Both names announced strategic reviews
Stocks are trading lower today on renewed U.S.-China trade tensions. Among individual names making notable moves are food delivery firm Waitr Holdings Inc (NASDAQ:WTRH) and Xerox spinoff Conduent Inc (NYSE:CNDT). Here's a quick look at what's moving the shares of WTRH and CNDT.
Piper Jaffray Downgrades Waitr Stock
After being halted several times throughout the session, Waitr stock was most recently seen trading down 54.4% at $1.71, earlier tagging a record low $1.31. The shares are headed for their worst day ever on news founder and CEO Chris Meaux is retiring, with Adam Price, the company's former chief operating officer, taking over the top spot. Additionally, the firm is exploring options -- including a potential sale -- after a big second-quarter miss, and lowered its full-year sales forecast.
A round of bear notes is only exacerbating headwinds on the stock, with Piper Jaffray downgrading WTRH to "neutral" from "overweight," and joining at least three other brokerages in cutting their price targets on the equity. More negative analyst notes could be on the way, considering all five brokerages called Waitr a "buy" prior to today, and the average 12-month price target sits all the way up at $14.33.

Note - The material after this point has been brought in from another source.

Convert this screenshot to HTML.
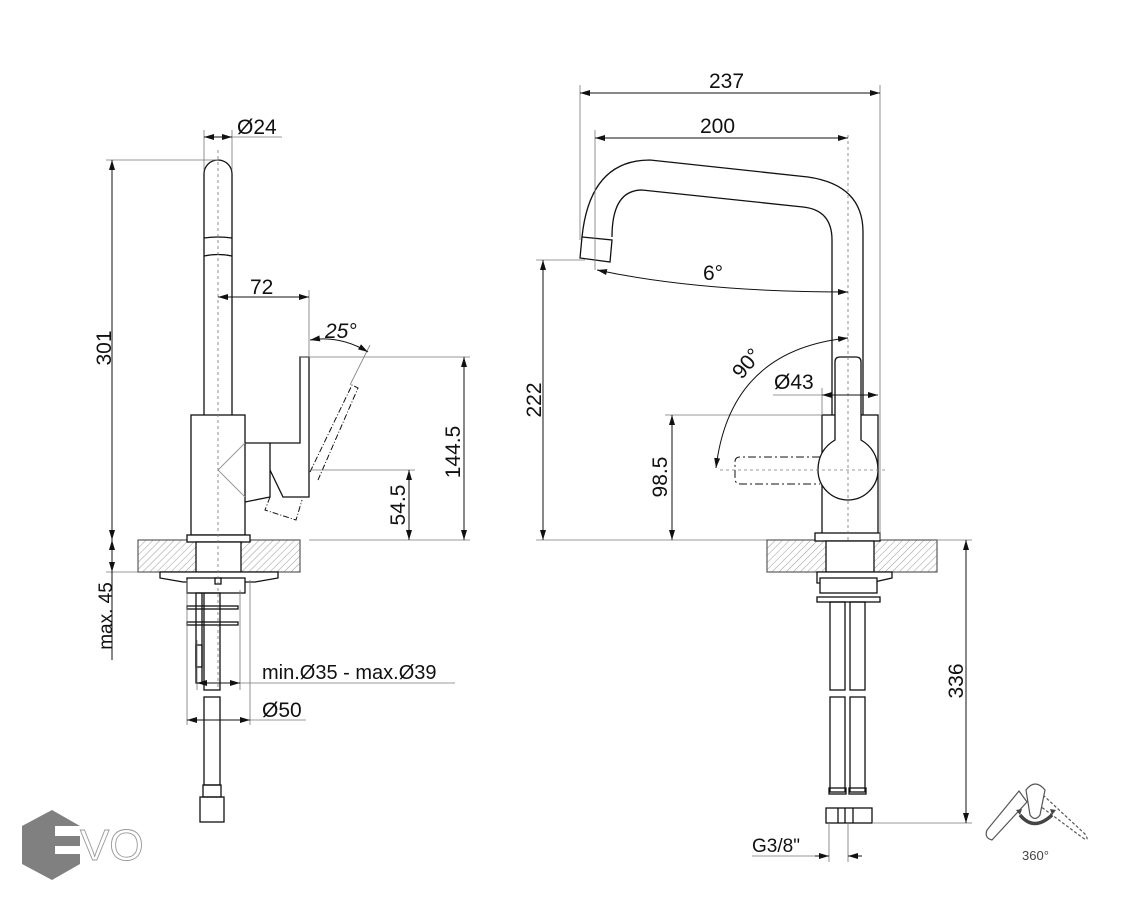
<!DOCTYPE html>
<html><head><meta charset="utf-8"><style>
html,body{margin:0;padding:0;background:#fff;width:1126px;height:900px;overflow:hidden}
text{font-family:"Liberation Sans",sans-serif}
</style></head><body>
<svg width="1126" height="900" viewBox="0 0 1126 900" xmlns="http://www.w3.org/2000/svg">
<defs>
<pattern id="h" width="5" height="5" patternUnits="userSpaceOnUse" patternTransform="rotate(45)"><line x1="0" y1="0" x2="0" y2="5" stroke="#999" stroke-width="1"/></pattern>
<marker id="a" viewBox="0 0 10 6" refX="10" refY="3" markerWidth="10" markerHeight="6" orient="auto-start-reverse" markerUnits="userSpaceOnUse"><path d="M0,0L10,3L0,6z" fill="#111"/></marker>
</defs>
<g fill="none" stroke="#111" stroke-width="1.3">
<rect x="138" y="540" width="162" height="32" fill="url(#h)" stroke="#666"/>
<path d="M204,415V174a14,14 0 0 1 28,0V415" fill="#fff"/>
<path d="M204,238q14,-2 28,0M204,256q14,-3 28,0"/>
<rect x="191" y="415" width="54" height="120" fill="#fff"/>
<rect x="187" y="535" width="63" height="7" fill="#fff"/>
<rect x="196" y="542" width="45" height="30" fill="#fff"/>
<path d="M245,443H270V497L245,502"/>
<path d="M270,443H300V357H309V497H283L270,470"/>
<path d="M245,443L218,470L245,497" stroke="#999" stroke-width="1"/>
<path d="M270,497L265,510L296,520L302,500M310,472L352,385L358,388L318,480" stroke-dasharray="6,2,1,2" stroke-width="1"/>
<path d="M160,572H278V578L255,582H183L160,578Z" fill="#fff"/>
<rect x="187" y="578" width="58" height="15" fill="#fff"/>
<rect x="215" y="578" width="6" height="6"/>
<rect x="204" y="593" width="16" height="97"/>
<rect x="187" y="606" width="51" height="3"/><rect x="187" y="622" width="51" height="3"/>
<rect x="196" y="593" width="6" height="90"/><rect x="196" y="645" width="6" height="22"/>
<rect x="204" y="697" width="16" height="88"/>
<rect x="203" y="785" width="18" height="12"/><rect x="200" y="797" width="24" height="25"/>
</g>
<g stroke="#777" stroke-width="0.8" fill="none">
<line x1="218" y1="150" x2="218" y2="690" stroke-dasharray="3,3"/>
<line x1="106" y1="160" x2="218" y2="160"/>
<line x1="204" y1="130" x2="204" y2="170"/><line x1="232" y1="130" x2="232" y2="170"/>
<line x1="232" y1="137" x2="282" y2="137"/>
<line x1="309" y1="290" x2="309" y2="357"/>
<line x1="300" y1="357" x2="470" y2="357"/>
<line x1="310" y1="470" x2="415" y2="470"/>
<line x1="309" y1="540" x2="470" y2="540"/>
<line x1="106" y1="572" x2="138" y2="572"/>
<line x1="370" y1="345" x2="350" y2="385"/>
<line x1="187" y1="580" x2="187" y2="725"/><line x1="250" y1="580" x2="250" y2="725"/>
<line x1="197" y1="640" x2="197" y2="690"/><line x1="240" y1="590" x2="240" y2="690"/>
<line x1="240" y1="683" x2="455" y2="683"/>
<line x1="250" y1="720" x2="306" y2="720"/>
</g>
<g stroke="#111" stroke-width="1" fill="none" marker-start="url(#a)" marker-end="url(#a)">
<line x1="112" y1="160" x2="112" y2="540"/>
<line x1="204" y1="137" x2="232" y2="137"/>
<line x1="218" y1="297" x2="309" y2="297"/>
<path d="M310,340Q340,335 368,352"/>
<line x1="464" y1="357" x2="464" y2="540"/>
<line x1="409" y1="470" x2="409" y2="540"/>
<line x1="112" y1="540" x2="112" y2="572"/>
<line x1="197" y1="683" x2="240" y2="683"/>
<line x1="187" y1="720" x2="250" y2="720"/>
</g>
<line x1="112" y1="572" x2="112" y2="660" stroke="#111"/>
<g font-size="21" style="fill:#111">
<text x="237" y="134">Ø24</text>
<text x="250" y="294">72</text>
<text x="325" y="338" font-style="italic">25°</text>
<text transform="translate(111,348) rotate(-90)" text-anchor="middle">301</text>
<text transform="translate(460,452) rotate(-90)" text-anchor="middle">144.5</text>
<text transform="translate(405,505) rotate(-90)" text-anchor="middle">54.5</text>
<text transform="translate(112,616) rotate(-90)" text-anchor="middle" font-size="19">max. 45</text>
<text x="262" y="679" font-size="20">min.Ø35 - max.Ø39</text>
<text x="262" y="717">Ø50</text>
</g>

<g fill="none" stroke="#111" stroke-width="1.3">
<rect x="767" y="540" width="170" height="32" fill="url(#h)" stroke="#666"/>
<path d="M863,415V232Q863,185 808,177L650,160Q590,160 582,237M832,415V240Q832,210 803,207L642,190Q612,190 612,237"/>
<path d="M582,237L612,240L610,262L580,258Z" fill="#fff"/>
<rect x="822" y="415" width="56" height="120" fill="#fff"/>
<path d="M835,440V362Q835,357 840,357H856Q861,357 861,362V440Q878,450 878,470A30,30 0 0 1 818,470Q818,450 835,440Z" fill="#fff"/>
<rect x="815" y="533" width="65" height="8" fill="#fff"/>
<rect x="826" y="541" width="48" height="31" fill="#fff"/>
<path d="M817,572H892V578L870,583H817Z" fill="#fff"/>
<rect x="820" y="578" width="57" height="15" fill="#fff"/>
<rect x="817" y="597" width="63" height="5"/>
<rect x="830" y="602" width="15" height="88"/><rect x="850" y="602" width="15" height="88"/>
<rect x="830" y="697" width="15" height="95"/><rect x="850" y="697" width="15" height="95"/>
<rect x="829" y="788" width="17" height="6"/><rect x="849" y="788" width="17" height="6"/>
<rect x="826" y="808" width="46" height="15"/>
<line x1="838" y1="808" x2="838" y2="823"/><line x1="845" y1="808" x2="845" y2="823"/><line x1="853" y1="808" x2="853" y2="823"/>
</g>
<path d="M820,457H740Q735,457 735,462V478Q735,484 740,484H820" fill="none" stroke="#111" stroke-width="1" stroke-dasharray="8,3,2,3"/>
<g stroke="#777" stroke-width="0.8" fill="none">
<line x1="848" y1="135" x2="848" y2="540" stroke-dasharray="3,3"/>
<line x1="720" y1="470" x2="888" y2="470" stroke-dasharray="3,3"/>
<line x1="580" y1="85" x2="580" y2="240"/><line x1="880" y1="85" x2="880" y2="540"/>
<line x1="595" y1="130" x2="595" y2="270"/>
<line x1="536" y1="260" x2="585" y2="260"/>
<line x1="536" y1="540" x2="767" y2="540"/>
<line x1="665" y1="415" x2="822" y2="415"/>
<line x1="822" y1="388" x2="822" y2="415"/>
<line x1="773" y1="395" x2="822" y2="395"/>
<line x1="937" y1="540" x2="972" y2="540"/>
<line x1="872" y1="823" x2="972" y2="823"/>
<line x1="829" y1="823" x2="829" y2="862"/><line x1="848" y1="823" x2="848" y2="862"/>
<line x1="752" y1="856" x2="829" y2="856"/>
</g>
<g stroke="#111" stroke-width="1" fill="none" marker-start="url(#a)" marker-end="url(#a)">
<line x1="580" y1="93" x2="880" y2="93"/>
<line x1="595" y1="138" x2="848" y2="138"/>
<line x1="543" y1="260" x2="543" y2="540"/>
<line x1="672" y1="415" x2="672" y2="540"/>
<line x1="822" y1="395" x2="878" y2="395"/>
<path d="M597,270Q700,292 848,292"/>
<path d="M848,338Q730,350 716,468"/>
<line x1="966" y1="540" x2="966" y2="823"/>
</g>
<line x1="815" y1="856" x2="829" y2="856" stroke="#111" marker-end="url(#a)"/>
<line x1="862" y1="856" x2="848" y2="856" stroke="#111" marker-end="url(#a)"/>
<g font-size="21" style="fill:#111">
<text x="709" y="88">237</text>
<text x="700" y="133">200</text>
<text x="703" y="280">6°</text>
<text transform="translate(752,368) rotate(-50)" text-anchor="middle">90°</text>
<text x="774" y="389">Ø43</text>
<text transform="translate(541,400) rotate(-90)" text-anchor="middle">222</text>
<text transform="translate(667,477) rotate(-90)" text-anchor="middle">98.5</text>
<text transform="translate(963,681) rotate(-90)" text-anchor="middle">336</text>
<text x="752" y="852" font-size="19">G3/8"</text>
</g>
<g fill="none" stroke="#555" stroke-width="1.2">
<path d="M1019,791L987,830Q984,838 992,840L1027,802Z" fill="#fff"/>
<path d="M1043,795L1085,834Q1090,842 1083,838L1040,806" stroke-dasharray="3,2"/>
<path d="M1026,790Q1035,778 1045,790L1040,815Q1035,822 1030,815Z" fill="#fff"/>
<path d="M1020,815Q1034,832 1052,815" stroke-width="3.5" stroke="#444"/>
</g>
<path d="M1016,810l6,-1l-2,6zM1056,810l-6,-1l2,6z" fill="#444"/>
<text x="1022" y="860" font-size="13" style="fill:#444">360°</text>
<path d="M52,810L80,826V864L52,880L22,864V826Z" fill="#808080"/>
<rect x="55" y="826" width="25" height="10" fill="#fff"/><rect x="55" y="846" width="25" height="8" fill="#fff"/>
<text x="80" y="860" font-size="44" style="fill:#fff;stroke:#999;stroke-width:0.9">VO</text>
</svg>
</body></html>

Conduent Suspends CEO Search
Conduent shares tagged an all-time low of $5.27 earlier, and were last seen 28.4% lower at $6.20. The selling was sparked by news the company is suspending its CEO search until the conclusion of a strategic and operational review. The firm also unveiled a $1.07 billion write-down, and said it expects full-year revenue to decline more than previously expected.
Price-target cuts have come through from Citigroup (to $9) and Cowen and Company (to $8), but analysts were already bearish on a stock that was down 18.5% heading into today's trading. Four of five brokerages in coverage call CNDT stock a "hold," but with the consensus 12-month target price perched at $13.50, more downward revisions could come down the pike.